Robinson is the controversial New Hampshire Episcopal bishop whose consecration in 2003 has split the Anglican Church.

He has been invited to give an opening prayer at a Sunday inaugural event attended by Obama and Vice President-elect Joe Biden on the steps of the Lincoln Memorial. Obama is scheduled to speak at the event which will be broadcast on HBO.

The announcement has resurrected the controversy surrounding the choice of Rev. Rick Warren to give the invocation prayer at the January 20 inaugural ceremony, a prologue to Obama's historic inaugural address. Gay activists say Warren is homophobic. He likened gay marriage to an incestuous relationship and polygamy, and supported passage of a controversial California gay marriage ban.

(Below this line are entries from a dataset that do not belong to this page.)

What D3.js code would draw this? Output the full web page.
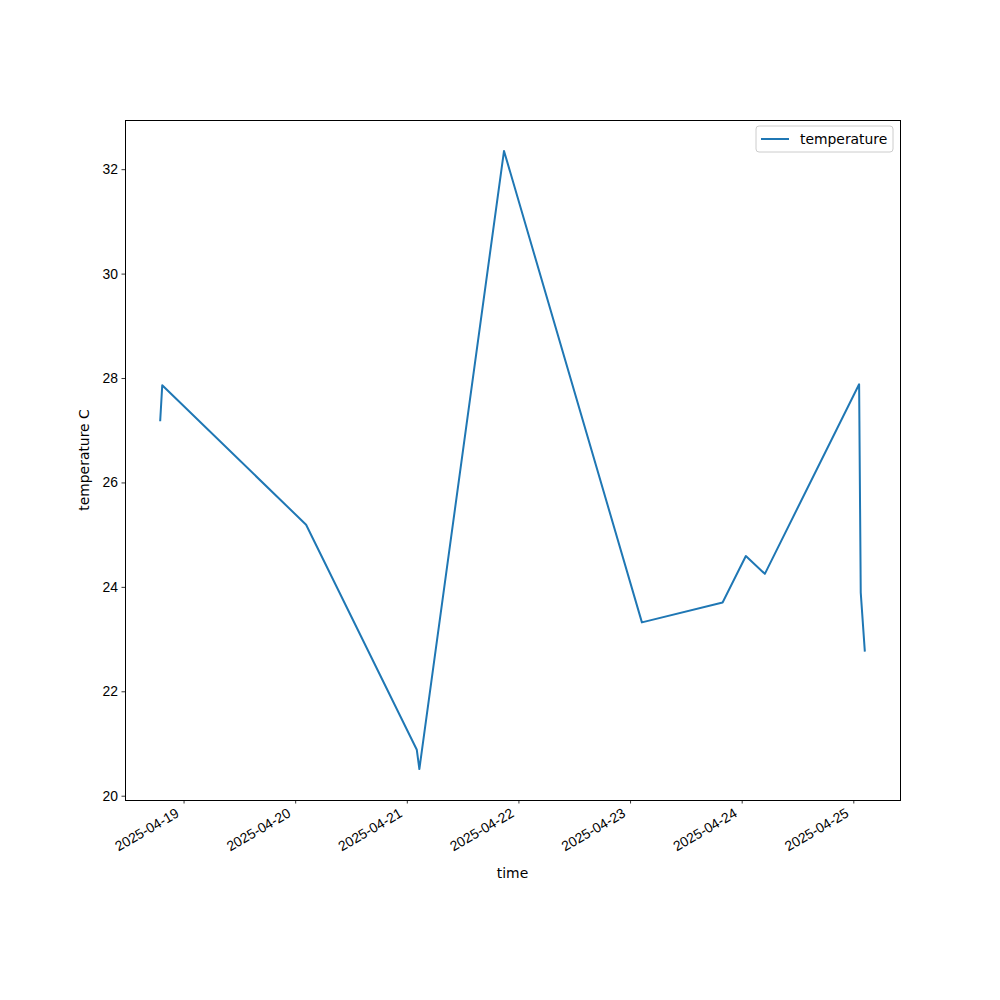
<!DOCTYPE html>
<html>
<head>
<meta charset="utf-8">
<script src="https://cdn.jsdelivr.net/npm/d3@7"></script>
<style>
  body { margin: 0; background: #fff; }
  svg { font-family: "DejaVu Sans", sans-serif; }
</style>
</head>
<body>
<svg id="chart" width="1000" height="1000"></svg>
<script>
// readings (UTC)
var times = [
  "2025-04-18T18:59", "2025-04-18T19:25", "2025-04-20T02:21", "2025-04-21T02:09",
  "2025-04-21T02:42", "2025-04-21T20:54", "2025-04-23T02:33", "2025-04-23T19:54",
  "2025-04-24T00:54", "2025-04-24T04:59", "2025-04-25T01:15", "2025-04-25T01:36",
  "2025-04-25T02:28"
];
var temps = [27.19, 27.86, 25.19, 20.88, 20.51, 32.35, 23.32, 23.70, 24.59, 24.25, 27.88, 23.89, 22.78];
var xTicks = ["2025-04-19", "2025-04-20", "2025-04-21", "2025-04-22", "2025-04-23", "2025-04-24", "2025-04-25"];
var yTicks = [20, 22, 24, 26, 28, 30, 32];

var parseTime = d3.utcParse("%Y-%m-%dT%H:%M");
var parseDay = d3.utcParse("%Y-%m-%d");
var data = times.map(function(t, i) { return { t: parseTime(t), v: temps[i] }; });

var mLeft = 125, mRight = 900, mTop = 120, mBottom = 800;
var svg = d3.select("#chart");

// matplotlib style 5% margins
var xExt = d3.extent(data, function(d) { return d.t; });
var xPad = (xExt[1] - xExt[0]) * 0.05;
var x = d3.scaleUtc()
    .domain([new Date(+xExt[0] - xPad), new Date(+xExt[1] + xPad)])
    .range([mLeft, mRight]);

var yExt = d3.extent(data, function(d) { return d.v; });
var yPad = (yExt[1] - yExt[0]) * 0.05;
var y = d3.scaleLinear()
    .domain([yExt[0] - yPad, yExt[1] + yPad])
    .range([mBottom, mTop]);

// x axis
var xAxis = svg.append("g")
    .attr("transform", "translate(0," + mBottom + ")")
    .call(d3.axisBottom(x)
        .tickValues(xTicks.map(parseDay))
        .tickFormat(d3.utcFormat("%Y-%m-%d"))
        .tickSize(3.5).tickPadding(3.5));
xAxis.select(".domain").remove();
xAxis.selectAll("line").attr("stroke", "#000").attr("stroke-width", 0.8);
xAxis.selectAll("text")
    .attr("fill", "#000")
    .style("font-size", "13.9px")
    .attr("text-anchor", "end")
    .attr("x", 0).attr("y", 0).attr("dy", 0)
    .attr("transform", "translate(-4,16) rotate(-30)");

// y axis
var yAxis = svg.append("g")
    .attr("transform", "translate(" + mLeft + ",0)")
    .call(d3.axisLeft(y).tickValues(yTicks).tickSize(3.5).tickPadding(3.5));
yAxis.select(".domain").remove();
yAxis.selectAll("line").attr("stroke", "#000").attr("stroke-width", 0.8);
yAxis.selectAll("text").attr("fill", "#000").style("font-size", "13.9px");

// line
var line = d3.line()
    .x(function(d) { return x(d.t); })
    .y(function(d) { return y(d.v); });

svg.append("path")
    .datum(data)
    .attr("d", line)
    .attr("fill", "none")
    .attr("stroke", "#1f77b4")
    .attr("stroke-width", 2)
    .attr("stroke-linejoin", "round")
    .attr("stroke-linecap", "square");

// frame
svg.append("rect")
    .attr("x", mLeft + 0.5).attr("y", mTop + 0.5)
    .attr("width", mRight - mLeft).attr("height", mBottom - mTop)
    .attr("fill", "none").attr("stroke", "#000").attr("stroke-width", 1);

// axis labels
svg.append("text")
    .attr("x", (mLeft + mRight) / 2).attr("y", 878)
    .attr("text-anchor", "middle")
    .style("font-size", "13.9px")
    .text("time");

svg.append("text")
    .attr("transform", "translate(89," + (mTop + mBottom) / 2 + ") rotate(-90)")
    .attr("text-anchor", "middle")
    .style("font-size", "13.9px")
    .text("temperature C");

// legend
var lg = svg.append("g").attr("transform", "translate(756,126)");
lg.append("rect")
    .attr("width", 137).attr("height", 26).attr("rx", 3)
    .attr("fill", "#fff").attr("fill-opacity", 0.8)
    .attr("stroke", "#ccc").attr("stroke-width", 1);
lg.append("line")
    .attr("x1", 5).attr("x2", 33).attr("y1", 13).attr("y2", 13)
    .attr("stroke", "#1f77b4").attr("stroke-width", 2);
lg.append("text")
    .attr("x", 44).attr("y", 13).attr("dy", "0.35em")
    .style("font-size", "13.9px")
    .text("temperature");
</script>
</body>
</html>
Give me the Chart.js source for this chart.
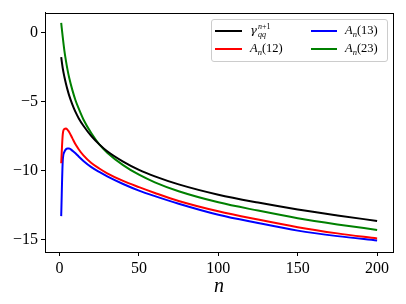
<!DOCTYPE html>
<html>
<head>
<meta charset="utf-8">
<script src="https://cdn.jsdelivr.net/npm/chart.js@4.4.1/dist/chart.umd.min.js"></script>
<style>
  body { margin: 0; background: #fff; }
  #wrap { position: relative; width: 406px; height: 304px; }
  #legend {
    position: absolute; left: 211px; top: 19px; width: 175px; height: 41px;
    border: 1px solid #ccc; border-radius: 3px; background: rgba(255,255,255,0.8);
    font-family: "Liberation Serif", serif; font-size: 12.5px; color: #000;
  }
  .item { position: absolute; display: flex; align-items: center; height: 18px; white-space: nowrap; }
  .sw { height: 2px; margin-right: 8px; }
  .gam { font-family: "DejaVu Serif", serif; font-size: 11.5px; }
  .ss { display: inline-flex; flex-direction: column; font-size: 8px; line-height: 8px; vertical-align: middle; margin-left: 1px; }
  sub { font-size: 8.5px; vertical-align: -3px; }
</style>
</head>
<body>
<div id="wrap">
  <canvas id="gammaChart" width="406" height="304"></canvas>
  <div id="legend">
    <div class="item" style="left:3px; top:2px;"><span class="sw" style="width:27px; background:#000;"></span><span><i class="gam">γ</i><span class="ss"><span><i>n</i>+1</span><span><i>qq</i></span></span></span></div>
    <div class="item" style="left:3px; top:20px;"><span class="sw" style="width:27px; background:#ff0000;"></span><span><i>A</i><sub><i>n</i></sub>(12)</span></div>
    <div class="item" style="left:99px; top:2px;"><span class="sw" style="width:26px; background:#0000ff;"></span><span><i>A</i><sub><i>n</i></sub>(13)</span></div>
    <div class="item" style="left:99px; top:20px;"><span class="sw" style="width:26px; background:#008000;"></span><span><i>A</i><sub><i>n</i></sub>(23)</span></div>
  </div>
</div>
<script>
const nValues = [1, 2, 3, 4, 5, 6, 8, 10, 12, 15, 20, 25, 30, 40, 50, 60, 75, 100, 125, 150, 175, 200];

const gammaQQ = [-1.78, -2.6, -3.2, -3.7, -4.15, -4.55, -5.2, -5.75, -6.2, -6.75, -7.5, -8.1, -8.6, -9.35, -9.95, -10.42, -11.0, -11.75, -12.32, -12.82, -13.25, -13.65];
const an12 = [-9.47, -7.35, -6.98, -6.95, -7.05, -7.2, -7.65, -8.1, -8.45, -8.9, -9.45, -9.85, -10.2, -10.75, -11.2, -11.62, -12.2, -12.95, -13.55, -14.1, -14.55, -14.92];
const an13 = [-13.3, -9.25, -8.65, -8.45, -8.4, -8.4, -8.55, -8.75, -8.98, -9.3, -9.75, -10.1, -10.42, -10.97, -11.45, -11.85, -12.4, -13.2, -13.8, -14.35, -14.75, -15.07];
const an23 = [0.7, -0.35, -1.3, -2.05, -2.7, -3.25, -4.15, -4.9, -5.5, -6.3, -7.3, -8.1, -8.7, -9.6, -10.3, -10.85, -11.5, -12.3, -12.9, -13.45, -13.9, -14.3];

const xTicks = [0, 50, 100, 150, 200];
const yTicks = [-15, -10, -5, 0];

const toPoints = (ys) => nValues.map((n, i) => ({ x: n, y: ys[i] }));

const line = (label, ys, color) => ({
  label: label,
  data: toPoints(ys),
  borderColor: color,
  borderWidth: 2,
  pointRadius: 0,
  fill: false,
  cubicInterpolationMode: 'monotone'
});

const data = {
  datasets: [
    line('gamma_qq^(n+1)', gammaQQ, '#000000'),
    line('A_n(12)', an12, '#ff0000'),
    line('A_n(13)', an13, '#0000ff'),
    line('A_n(23)', an23, '#008000')
  ]
};

const tickFont = { family: 'Liberation Serif', size: 16 };
const fmt = (v) => (v < 0 ? '\u2212' + Math.abs(v) : '' + v);

// matplotlib-style box around the plot area
const frame = {
  id: 'frame',
  afterDraw(chart) {
    const a = chart.chartArea;
    const c = chart.ctx;
    c.save();
    c.strokeStyle = '#000';
    c.lineWidth = 1;
    c.strokeRect(Math.round(a.left) + 0.5, Math.round(a.top) + 0.5, Math.round(a.right - a.left), Math.round(a.bottom - a.top));
    c.restore();
  }
};

const config = {
  type: 'line',
  data: data,
  options: {
    responsive: false,
    animation: false,
    layout: { padding: { left: 0, right: 13, top: 12, bottom: 0 } },
    plugins: { legend: { display: false }, tooltip: { enabled: false } },
    scales: {
      x: {
        type: 'linear',
        min: -9.2,
        max: 210,
        afterBuildTicks: (s) => { s.ticks = xTicks.map(v => ({ value: v })); },
        afterFit: (s) => { s.height = 52; },
        ticks: { font: tickFont, color: '#000', padding: 3, maxRotation: 0, callback: fmt },
        grid: { drawOnChartArea: false, drawTicks: true, tickLength: 4, color: '#000' },
        border: { display: true, color: '#000' },
        title: { display: true, text: 'n', color: '#000', font: { family: 'Liberation Serif', style: 'italic', size: 20 }, padding: { top: 0, bottom: 5 } }
      },
      y: {
        type: 'linear',
        min: -15.9,
        max: 1.45,
        afterBuildTicks: (s) => { s.ticks = yTicks.map(v => ({ value: v })); },
        afterFit: (s) => { s.width = 45; },
        ticks: { font: tickFont, color: '#000', padding: 3, callback: fmt },
        grid: { drawOnChartArea: false, drawTicks: true, tickLength: 4, color: '#000' },
        border: { display: true, color: '#000' }
      }
    }
  },
  plugins: [frame]
};

const ctx = document.getElementById('gammaChart');
new Chart(ctx, config);
</script>
</body>
</html>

Warren is the best-selling author of The Purpose Driven Life and heads the prominent evangelical Saddleback church in Southern California. A rising leader in the evangelical movement, Warren supports the outlawing of abortion in all cases and is a staunch gay rights opponent. But his moderate tone on AIDS, poverty and climate change have made him controversial among social conservatives.

Robinson was an early critic of the decision, saying last month: “It was like a slap in the face.”

“I'm all for Rick Warren being at the table,” he told the New York Times, “but we're not talking about a discussion, we're talking about putting someone up front and center at what will be the most watched inauguration in history, and asking his blessing on the nation. And the God that he's praying to is not the God that I know.”

But last night, Robinson, an early Obama supporter, said he believed his invitation was not an effort by the Obama transition team to appease the gay and lesbian community.

“I had the great opportunity to meet then-Senator Obama early on in the New Hampshire primary,” Robinson said. “And the thing that drew me to him was his talk of a vision of governing that was not about polarization, but about bringing us all together. I think it is a message that America hungers for, and it's certainly a message that religious people should support. And then I worked behind the scenes on the campaign, particularly advising Senator Obama around gay and lesbian issues. And so I think it [my invitation] was really based upon the brief but important relationship that he and I have been able to establish.”

Adding later, “I do feel very confident that this President-elect understands us and stands with us in the issues that are important to us.”

Warren applauded the decision to include Robinson.  According to a note published online at Christianity Today Warren said: “President-elect Obama has again demonstrated his genuine commitment to bringing all Americans of goodwill together in search of common ground. I applaud his desire to be the president of every citizen.”

Openly lesbian Maddow asked what events Robinson had been invited to attend. “I was invited to pronounce the invocation, which is just an amazing honor, and then invited, along with my partner, to participate in the swearing in, the national prayer breakfast, and a number of other private events,” Robinson replied.

The acceptance of openly gay clergy remains a divisive issue in the Episcopal Church, and Robinson's 2003 consecration has splintered the worldwide church into several factions. In the United States, four diocese and dozens of parishes have broken away from the church over the controversy.